Un billet, court, chaque jour.
Aux pieds des « Hommes de la Cité », œuvre d’art : huit sculptures de bronze -, il y a un homme qui s’arrime souvent là : un échoué.
Le dalle de béton, à l’entrée du métro « Esplanade de La Défense » semble lui servir d’île, de banc de sable malmené par une houle, la houle d’une foule pressée, aussi neutre et indifférente que les vagues de l’océan.
D’ailleurs, l’œuvre de France et Hughes Siptrott, installée en 1995, fait référence aux foules anonymes de passants qui peuvent se reconnaître dans une éternité figée.
En figeant par l’objectif l’image de cet homme perdu au milieu de l’océan humain, aux écueils de béton et de verre, je me suis rappelé un passage écrit par Michel Tournier dans « Vendredi ou la Vie sauvage » :
« Robinson avait beau lui expliquer que c’était comme cela en Europe dans les pays civilisés, il ne voyait pas pourquoi il fallait faire la même chose sur l’île déserte du Pacifique. »

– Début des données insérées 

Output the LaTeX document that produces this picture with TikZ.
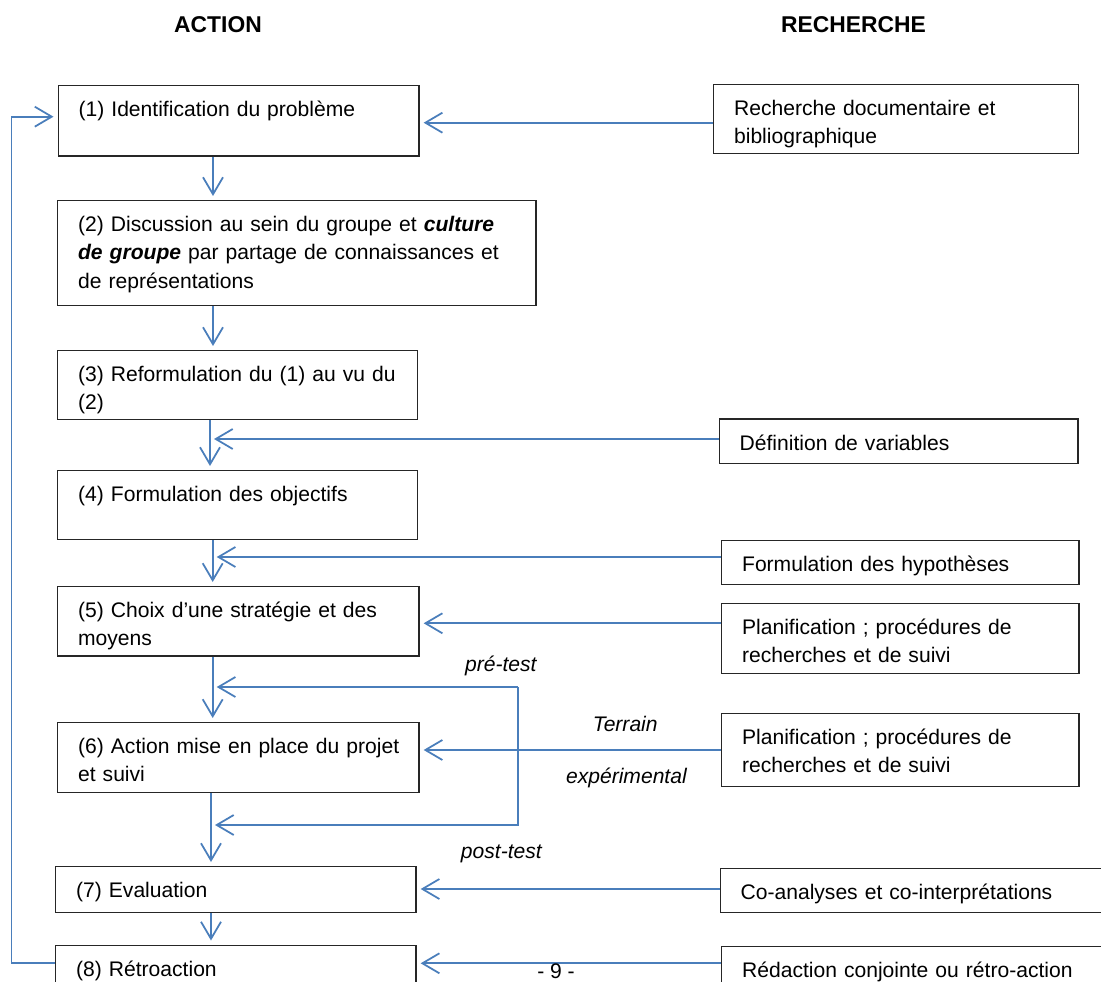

Cet échoué en est-il au même degré d’incompréhension ?
D’ailleurs, à la fin du récit de Tournier, Robinson lui-même, pris jusqu’au cœur par sa vie de naufragé, refusera l’aubaine du Whitebird, un bateau, sésame d’un retour à la civilisation. Il choisit définitivement sa propre éternité figée.
Les amarres avaient été trop rognées ; rien ne le rattachait plus aux foules de l’occident devenues anonymes. Il choisit de rester sur son île.

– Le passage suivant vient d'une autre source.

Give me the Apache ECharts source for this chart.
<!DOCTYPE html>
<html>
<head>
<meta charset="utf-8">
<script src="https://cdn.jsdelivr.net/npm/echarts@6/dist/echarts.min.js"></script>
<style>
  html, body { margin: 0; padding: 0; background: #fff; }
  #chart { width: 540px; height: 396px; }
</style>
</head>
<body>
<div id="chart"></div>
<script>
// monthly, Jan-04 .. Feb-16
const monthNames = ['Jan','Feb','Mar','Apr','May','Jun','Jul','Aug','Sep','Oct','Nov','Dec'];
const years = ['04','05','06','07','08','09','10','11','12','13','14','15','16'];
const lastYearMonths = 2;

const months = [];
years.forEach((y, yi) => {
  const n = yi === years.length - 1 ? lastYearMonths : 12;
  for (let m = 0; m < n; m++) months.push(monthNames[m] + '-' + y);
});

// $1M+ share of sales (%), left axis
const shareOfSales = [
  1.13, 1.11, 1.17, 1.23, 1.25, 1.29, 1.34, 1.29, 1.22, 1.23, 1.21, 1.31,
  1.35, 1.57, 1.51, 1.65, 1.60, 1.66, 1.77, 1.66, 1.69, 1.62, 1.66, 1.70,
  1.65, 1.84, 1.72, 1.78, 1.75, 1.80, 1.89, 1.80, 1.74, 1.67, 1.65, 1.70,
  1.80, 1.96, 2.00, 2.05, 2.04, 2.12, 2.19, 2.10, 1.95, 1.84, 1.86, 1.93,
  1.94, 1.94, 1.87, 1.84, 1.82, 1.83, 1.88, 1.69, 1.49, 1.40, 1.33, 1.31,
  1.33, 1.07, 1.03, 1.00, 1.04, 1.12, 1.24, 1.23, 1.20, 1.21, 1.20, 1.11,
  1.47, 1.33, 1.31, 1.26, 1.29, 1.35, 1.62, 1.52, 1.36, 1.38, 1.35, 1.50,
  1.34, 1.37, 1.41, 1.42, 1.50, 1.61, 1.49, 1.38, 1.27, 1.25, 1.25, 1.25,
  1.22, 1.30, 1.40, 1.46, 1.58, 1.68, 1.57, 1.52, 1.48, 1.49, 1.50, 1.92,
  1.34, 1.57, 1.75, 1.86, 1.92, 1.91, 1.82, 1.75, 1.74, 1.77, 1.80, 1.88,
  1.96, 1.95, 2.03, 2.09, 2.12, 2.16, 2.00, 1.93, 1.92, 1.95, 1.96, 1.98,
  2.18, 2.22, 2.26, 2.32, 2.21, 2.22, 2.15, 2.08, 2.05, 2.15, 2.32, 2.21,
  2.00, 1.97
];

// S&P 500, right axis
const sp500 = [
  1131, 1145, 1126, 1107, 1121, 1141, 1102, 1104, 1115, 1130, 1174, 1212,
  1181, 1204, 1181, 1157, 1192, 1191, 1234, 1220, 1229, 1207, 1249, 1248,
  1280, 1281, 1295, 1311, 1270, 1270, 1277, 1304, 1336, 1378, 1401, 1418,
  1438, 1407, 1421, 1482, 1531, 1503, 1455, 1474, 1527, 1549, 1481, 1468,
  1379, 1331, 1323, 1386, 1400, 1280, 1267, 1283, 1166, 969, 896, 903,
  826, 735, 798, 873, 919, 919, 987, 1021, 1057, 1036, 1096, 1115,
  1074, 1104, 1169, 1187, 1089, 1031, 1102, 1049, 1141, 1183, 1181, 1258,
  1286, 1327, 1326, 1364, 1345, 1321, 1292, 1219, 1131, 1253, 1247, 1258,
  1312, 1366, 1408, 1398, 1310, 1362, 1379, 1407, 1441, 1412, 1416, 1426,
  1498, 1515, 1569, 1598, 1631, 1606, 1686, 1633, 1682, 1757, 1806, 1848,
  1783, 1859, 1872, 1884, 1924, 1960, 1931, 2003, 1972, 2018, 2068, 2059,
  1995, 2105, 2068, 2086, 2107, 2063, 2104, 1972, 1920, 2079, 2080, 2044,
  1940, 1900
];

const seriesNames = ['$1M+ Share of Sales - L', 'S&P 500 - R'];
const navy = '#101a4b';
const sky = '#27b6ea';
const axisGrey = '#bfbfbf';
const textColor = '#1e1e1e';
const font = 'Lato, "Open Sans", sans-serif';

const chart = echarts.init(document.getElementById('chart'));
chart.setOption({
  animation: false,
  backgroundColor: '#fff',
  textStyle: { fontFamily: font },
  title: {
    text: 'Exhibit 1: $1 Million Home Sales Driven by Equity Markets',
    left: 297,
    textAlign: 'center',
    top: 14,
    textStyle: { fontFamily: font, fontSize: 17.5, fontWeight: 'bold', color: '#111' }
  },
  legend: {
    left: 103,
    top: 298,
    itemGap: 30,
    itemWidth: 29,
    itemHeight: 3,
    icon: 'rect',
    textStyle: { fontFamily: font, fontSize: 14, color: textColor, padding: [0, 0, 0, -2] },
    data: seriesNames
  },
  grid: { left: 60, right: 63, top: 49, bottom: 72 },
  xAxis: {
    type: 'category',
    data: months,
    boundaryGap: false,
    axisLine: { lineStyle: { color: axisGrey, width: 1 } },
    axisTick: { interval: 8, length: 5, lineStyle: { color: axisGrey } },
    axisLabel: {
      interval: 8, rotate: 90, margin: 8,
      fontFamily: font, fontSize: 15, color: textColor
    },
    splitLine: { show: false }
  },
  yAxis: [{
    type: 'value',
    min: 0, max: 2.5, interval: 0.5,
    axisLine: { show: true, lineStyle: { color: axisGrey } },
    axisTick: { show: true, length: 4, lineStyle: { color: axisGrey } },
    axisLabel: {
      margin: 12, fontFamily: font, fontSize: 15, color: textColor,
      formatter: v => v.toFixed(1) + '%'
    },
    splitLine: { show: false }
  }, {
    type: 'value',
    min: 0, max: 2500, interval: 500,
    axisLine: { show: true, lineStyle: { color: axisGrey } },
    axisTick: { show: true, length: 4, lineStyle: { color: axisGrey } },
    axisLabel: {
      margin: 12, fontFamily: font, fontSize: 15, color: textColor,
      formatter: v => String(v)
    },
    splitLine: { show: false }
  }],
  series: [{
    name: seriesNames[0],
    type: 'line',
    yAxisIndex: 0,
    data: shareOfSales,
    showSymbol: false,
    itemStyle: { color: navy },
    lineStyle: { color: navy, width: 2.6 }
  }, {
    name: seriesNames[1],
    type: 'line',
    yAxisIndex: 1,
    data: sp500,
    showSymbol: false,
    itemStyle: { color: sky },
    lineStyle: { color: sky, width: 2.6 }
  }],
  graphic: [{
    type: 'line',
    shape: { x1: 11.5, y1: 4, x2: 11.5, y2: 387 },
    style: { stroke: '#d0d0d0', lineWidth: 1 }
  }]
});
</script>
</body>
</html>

Le naufragé de La Défense, doublé de façon incessante par des Whitebird majoritairement indifférents, ne cherche plus à signaler sa présence. Il les laisse caboter près de lui sans les détourner de leur route.
Il n’agite plus rien. Il laisse passer.
Il est là sans l’être, sur un rocher pourtant bien visible à l’œil et sur nos cartes connectées, au milieu de nous mais sans balise : la solitude.

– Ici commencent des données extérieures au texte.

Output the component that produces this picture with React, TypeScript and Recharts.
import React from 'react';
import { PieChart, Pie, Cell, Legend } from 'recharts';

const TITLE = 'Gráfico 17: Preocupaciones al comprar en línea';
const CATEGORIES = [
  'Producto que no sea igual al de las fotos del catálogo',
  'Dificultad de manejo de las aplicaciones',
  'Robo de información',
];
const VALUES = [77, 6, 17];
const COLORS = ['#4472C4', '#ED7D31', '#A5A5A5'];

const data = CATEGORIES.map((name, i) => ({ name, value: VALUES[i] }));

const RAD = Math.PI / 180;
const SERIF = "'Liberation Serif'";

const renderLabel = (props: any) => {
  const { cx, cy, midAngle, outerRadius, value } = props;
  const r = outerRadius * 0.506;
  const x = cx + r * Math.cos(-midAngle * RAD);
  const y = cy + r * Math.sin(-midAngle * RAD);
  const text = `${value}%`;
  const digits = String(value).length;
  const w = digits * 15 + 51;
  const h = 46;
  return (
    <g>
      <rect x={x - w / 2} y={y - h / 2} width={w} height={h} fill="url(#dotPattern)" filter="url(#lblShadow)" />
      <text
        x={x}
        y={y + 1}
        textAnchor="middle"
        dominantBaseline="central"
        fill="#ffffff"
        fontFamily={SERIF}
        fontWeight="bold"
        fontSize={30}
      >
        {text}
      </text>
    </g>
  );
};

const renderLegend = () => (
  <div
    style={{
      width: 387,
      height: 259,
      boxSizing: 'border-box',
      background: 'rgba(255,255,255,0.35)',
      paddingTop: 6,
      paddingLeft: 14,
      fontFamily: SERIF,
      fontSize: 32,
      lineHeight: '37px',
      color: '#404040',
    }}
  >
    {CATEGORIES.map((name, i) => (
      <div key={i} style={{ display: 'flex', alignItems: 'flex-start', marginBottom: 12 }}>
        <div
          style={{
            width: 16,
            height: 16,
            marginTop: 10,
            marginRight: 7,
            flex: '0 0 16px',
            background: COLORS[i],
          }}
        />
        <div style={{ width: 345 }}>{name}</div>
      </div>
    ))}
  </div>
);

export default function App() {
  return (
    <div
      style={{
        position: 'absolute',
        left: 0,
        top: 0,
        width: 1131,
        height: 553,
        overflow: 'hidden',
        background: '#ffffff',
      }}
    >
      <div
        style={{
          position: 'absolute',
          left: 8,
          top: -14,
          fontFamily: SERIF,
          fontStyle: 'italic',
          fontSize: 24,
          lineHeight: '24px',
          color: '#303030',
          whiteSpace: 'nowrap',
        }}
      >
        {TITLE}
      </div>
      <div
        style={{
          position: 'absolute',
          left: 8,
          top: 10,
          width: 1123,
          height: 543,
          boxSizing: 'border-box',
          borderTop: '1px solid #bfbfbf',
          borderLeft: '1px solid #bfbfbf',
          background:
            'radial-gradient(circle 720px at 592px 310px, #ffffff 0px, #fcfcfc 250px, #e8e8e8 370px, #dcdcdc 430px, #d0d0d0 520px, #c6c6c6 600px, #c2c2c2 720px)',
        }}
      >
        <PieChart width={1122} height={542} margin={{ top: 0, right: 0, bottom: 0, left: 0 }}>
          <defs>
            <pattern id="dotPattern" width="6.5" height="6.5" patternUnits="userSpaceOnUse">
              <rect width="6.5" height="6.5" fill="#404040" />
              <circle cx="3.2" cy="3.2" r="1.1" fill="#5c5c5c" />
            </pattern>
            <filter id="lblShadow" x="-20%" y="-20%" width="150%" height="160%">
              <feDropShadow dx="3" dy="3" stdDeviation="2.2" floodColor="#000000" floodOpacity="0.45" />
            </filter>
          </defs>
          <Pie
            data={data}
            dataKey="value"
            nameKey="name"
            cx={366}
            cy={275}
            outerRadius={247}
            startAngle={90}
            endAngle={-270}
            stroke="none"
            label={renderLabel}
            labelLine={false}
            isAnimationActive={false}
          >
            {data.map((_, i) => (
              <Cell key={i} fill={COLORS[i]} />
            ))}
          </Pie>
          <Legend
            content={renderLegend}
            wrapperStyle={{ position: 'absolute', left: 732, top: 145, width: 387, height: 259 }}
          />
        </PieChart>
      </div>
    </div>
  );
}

Il est moins visible que les « Hommes de la Cité » ; il est invisible aux « Hommes de la Cité ».
Il y a des îles moins lointaines, que chacun de nous, vaisseaux pressés et chargés, au long cours, n’abordons plus, même d’un simple regard : des hommes échoués qui ont choisi les îles perdues de la solitude, sans attaches, au milieu de nous.